Aaron Cohen - Downbeat "Kneebody Creating a New Language" At first, it seems that Kneebody chose a name that intentionally invited anonymity. After speaking to a couple members of the quintet, it becomes clear that they also took a firm stance against presenting a single bandleader. Equally crucial is that they wanted to invent a word that conveys no preconceived musical connotations.
"It's a nonsense word that my girlfriend came up with," said saxophonist Ben Wendel. "We wanted a short, memorable word with a nondefinable genre connection." This collaborative dismissal of categorical purity runs throughout Kneebody's self-titled debut on Greenleaf Music. Serene keyboard and woodwind lines are played on top of driving rock drums. Orchestrated electronic noise flows into classically formed melodies.
Each musical shift is episodic, rather than merely contrasting. Kneebody's hybrids stem from influences on both American coasts. Wendel met trumpeter Shane Endsley, keyboardist Adam Benjamin and bassist Kaveh Rastegar when they all attended the Eastman School of Music in Rochester, N.Y., during the late 1990's. As the individual musicians migrated among different jazz, rock and hip-hop groups, they performed together as a part of a weekly residency at the Temple Bar in Santa Monica, Calif., with drummer Nate Wood. "We basically wanted to do stuff that was less about standard form," Wendel said. All of which requires some rules to make it continually interesting. So Kneebody created their own.
Along with the musicians' compositions, they devised a language based on musical cues that each intrumentalist recognizes as a signal for immediately changing direction. Endsley describes how this works in terms of his composition "Break Me". "I wanted to have a middle section where we overdub these different layers and there's these short things going in and out," Endsley said. "So it's faster paced than what would normally be a solo section where it's one person at a time standing. We jump in and out and on top of each other, like people playing drum 'n' bass, but not with that stylistic sound."

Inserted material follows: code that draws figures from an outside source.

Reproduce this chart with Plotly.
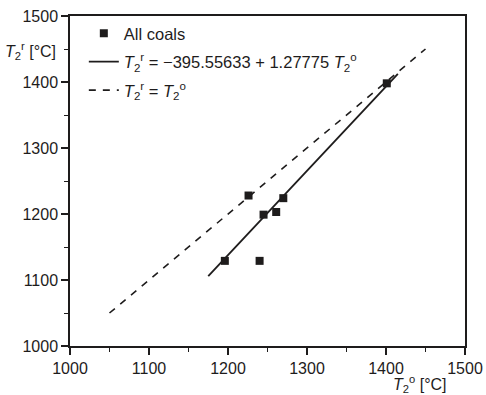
import plotly.graph_objects as go

# Measured vs. predicted second characteristic temperature
t2_observed = [1196, 1226, 1245, 1261, 1270, 1240, 1401]
t2_predicted = [1129, 1228, 1199, 1203, 1224, 1129, 1398]

# Linear fit coefficients and ranges of the two reference lines
fit_intercept = -395.55633
fit_slope = 1.27775
fit_x = [1175, 1415]
identity_x = [1050, 1450]

ink = "#1e1c1c"
font = dict(family="Liberation Sans, Arial, sans-serif", size=16, color=ink)

fig = go.Figure()
fig.add_trace(go.Scatter(
    x=t2_observed, y=t2_predicted, mode="markers", name="All coals",
    legendgroup="data",
    marker=dict(symbol="square", size=8, color=ink),
))
fig.add_trace(go.Scatter(
    x=fit_x, y=[fit_intercept + fit_slope * v for v in fit_x], mode="lines",
    name="<i>T</i><sub>2</sub><sup>r</sup> = \u2212395.55633 + 1.27775 <i>T</i><sub>2</sub><sup>o</sup>",
    legendgroup="fit",
    line=dict(color=ink, width=1.8),
))
fig.add_trace(go.Scatter(
    x=identity_x, y=identity_x, mode="lines",
    name="<i>T</i><sub>2</sub><sup>r</sup> = <i>T</i><sub>2</sub><sup>o</sup>",
    legendgroup="identity",
    line=dict(color=ink, width=1.6, dash="7px,7px"),
))

axis_common = dict(
    range=[1000, 1500], dtick=100, showgrid=False, zeroline=False,
    showline=True, linecolor=ink, linewidth=1.5, mirror=True,
    ticks="outside", ticklen=7, tickwidth=1.5, tickcolor=ink,
    minor=dict(ticks="outside", dtick=50, ticklen=4, tickwidth=1.2, tickcolor=ink),
    tickfont=font, automargin=False,
)

fig.update_layout(
    width=486, height=395,
    margin=dict(l=70, r=21, t=16, b=49),
    plot_bgcolor="white", paper_bgcolor="white",
    font=font,
    xaxis=axis_common,
    yaxis=axis_common,
    showlegend=True,
    legend=dict(x=0.035, y=1.0, xanchor="left", yanchor="top",
                bgcolor="rgba(0,0,0,0)", font=dict(size=16.5), tracegroupgap=4),
    annotations=[
        dict(text="<i>T</i><sub>2</sub><sup>r</sup> [°C]", xref="paper", yref="paper",
             x=-0.03, y=0.895, xanchor="right", yanchor="middle",
             showarrow=False, font=font),
        dict(text="<i>T</i><sub>2</sub><sup>o</sup> [°C]", xref="paper", yref="paper",
             x=0.96, y=-0.075, xanchor="right", yanchor="top",
             showarrow=False, font=font),
    ],
)

fig.write_html("out.html")
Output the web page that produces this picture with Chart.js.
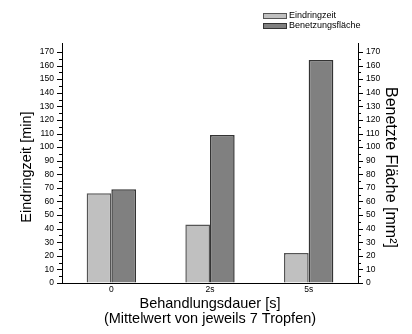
<!DOCTYPE html>
<html>
<head>
<meta charset="utf-8">
<script src="https://cdn.jsdelivr.net/npm/chart.js@4.4.1/dist/chart.umd.min.js"></script>
<style>
  html, body { margin: 0; padding: 0; background: #fff; }
  #wrap { width: 412px; height: 334px; position: relative; }
</style>
</head>
<body>
<div id="wrap"><canvas id="chart"></canvas></div>
<script>
// ---- Data ----
const categories   = ['0', '2s', '5s'];
const eindringzeit = [66, 43, 22];        // min
const benetzung    = [69, 108.9, 164];    // mm²
const yMax = 176.6;
const yLabelMax = 170;

const seriesNames  = ['Eindringzeit', 'Benetzungsfläche'];
const fillColors   = ['#c0c0c0', '#808080'];
const borderColors = ['#555555', '#333333'];

const FONT = "'Liberation Sans', Arial, sans-serif";

// ---- Axis tick marks + legend (drawn through the scales) ----
const axisDecor = {
  id: 'axisDecor',
  afterDraw(chart) {
    const ctx = chart.ctx;
    const area = chart.chartArea;
    ctx.save();
    ctx.strokeStyle = '#000';
    ctx.lineWidth = 1;
    ['y', 'y2'].forEach(id => {
      const sc = chart.scales[id];
      const x = id === 'y' ? area.left : area.right;
      const dir = id === 'y' ? -1 : 1;
      for (let v = 0; v <= yLabelMax; v += 5) {
        const py = Math.round(sc.getPixelForValue(v)) + 0.5;
        const len = v % 10 === 0 ? 5 : 3;
        ctx.beginPath();
        ctx.moveTo(x, py);
        ctx.lineTo(x + dir * len, py);
        ctx.stroke();
      }
    });

    // legend, top right
    const lx = 263, ly = [13, 23];
    ctx.font = '9px ' + FONT;
    ctx.textBaseline = 'middle';
    chart.data.datasets.forEach((ds, i) => {
      ctx.fillStyle = ds.backgroundColor;
      ctx.fillRect(lx, ly[i], 23, 5);
      ctx.strokeStyle = ds.borderColor;
      ctx.strokeRect(lx + 0.5, ly[i] + 0.5, 23, 5);
      ctx.fillStyle = '#000';
      ctx.fillText(ds.label, lx + 26, ly[i] + 3);
    });
    ctx.restore();
  }
};

const tickFont = { family: FONT, size: 8.5 };
const titleFont = { family: FONT, size: 14.5, lineHeight: 15.6 / 14.5 };

const yTickLabel = v => (v % 10 === 0 && v <= yLabelMax) ? String(v) : null;

new Chart(document.getElementById('chart'), {
  type: 'bar',
  data: {
    labels: categories,
    datasets: [eindringzeit, benetzung].map((d, i) => ({
      label: seriesNames[i],
      data: d,
      backgroundColor: fillColors[i],
      borderColor: borderColors[i],
      borderWidth: 1.5,
      categoryPercentage: 0.5,
      barPercentage: 1.0,
      yAxisID: 'y'
    }))
  },
  options: {
    responsive: true,
    maintainAspectRatio: false,
    animation: false,
    layout: { padding: { top: 43, left: 0, right: 0, bottom: 0 } },
    plugins: {
      legend: { display: false },
      tooltip: { enabled: false }
    },
    scales: {
      x: {
        offset: true,
        grid: { display: false, drawTicks: false },
        border: { display: true, color: '#000', width: 1 },
        ticks: { color: '#000', font: tickFont, padding: 2, maxRotation: 0 },
        title: {
          display: true,
          text: ['Behandlungsdauer [s]', '(Mittelwert von jeweils 7 Tropfen)'],
          color: '#000',
          font: titleFont,
          padding: { top: 0, bottom: 7 }
        },
        afterFit: s => { s.height = 51; }
      },
      y: {
        position: 'left',
        min: 0, max: yMax,
        grid: { display: true, drawOnChartArea: false, drawTicks: true, tickLength: 5, tickColor: 'transparent' },
        border: { display: true, color: '#000', width: 1 },
        ticks: { stepSize: 5, includeBounds: false, autoSkip: false, color: '#000', font: tickFont, padding: 3, callback: yTickLabel },
        title: {
          display: true,
          text: 'Eindringzeit [min]  ',
          color: '#000',
          font: titleFont,
          padding: { top: 19.5, bottom: 0 }
        },
        afterFit: s => { s.width = 62; }
      },
      y2: {
        position: 'right',
        min: 0, max: yMax,
        grid: { display: true, drawOnChartArea: false, drawTicks: true, tickLength: 5, tickColor: 'transparent' },
        border: { display: true, color: '#000', width: 1 },
        ticks: { stepSize: 5, includeBounds: false, autoSkip: false, color: '#000', font: tickFont, padding: 3, callback: yTickLabel },
        title: {
          display: true,
          text: '  Benetzte Fläche [mm²]',
          color: '#000',
          font: { family: FONT, size: 16 },
          padding: { top: 11.5, bottom: 0 }
        },
        afterFit: s => { s.width = 54; }
      }
    }
  },
  plugins: [axisDecor]
});
</script>
</body>
</html>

While most of Kneebody has remained in the Los Angeles area, Endsley lives in Brooklyn. Trumpeter Dave Douglas started paying attention to him a few years ago and then asked if he had any projects for his recently launched Greenleaf Music label. As it happened, Kneebody had just finished recording its CD and Endsley presented it to Douglas. "Their music is a great direction for jazz musicians to go," Douglas said. "It's spontaneous and exciting. The writing is fresh, and the way they integrate it with improvising is unique."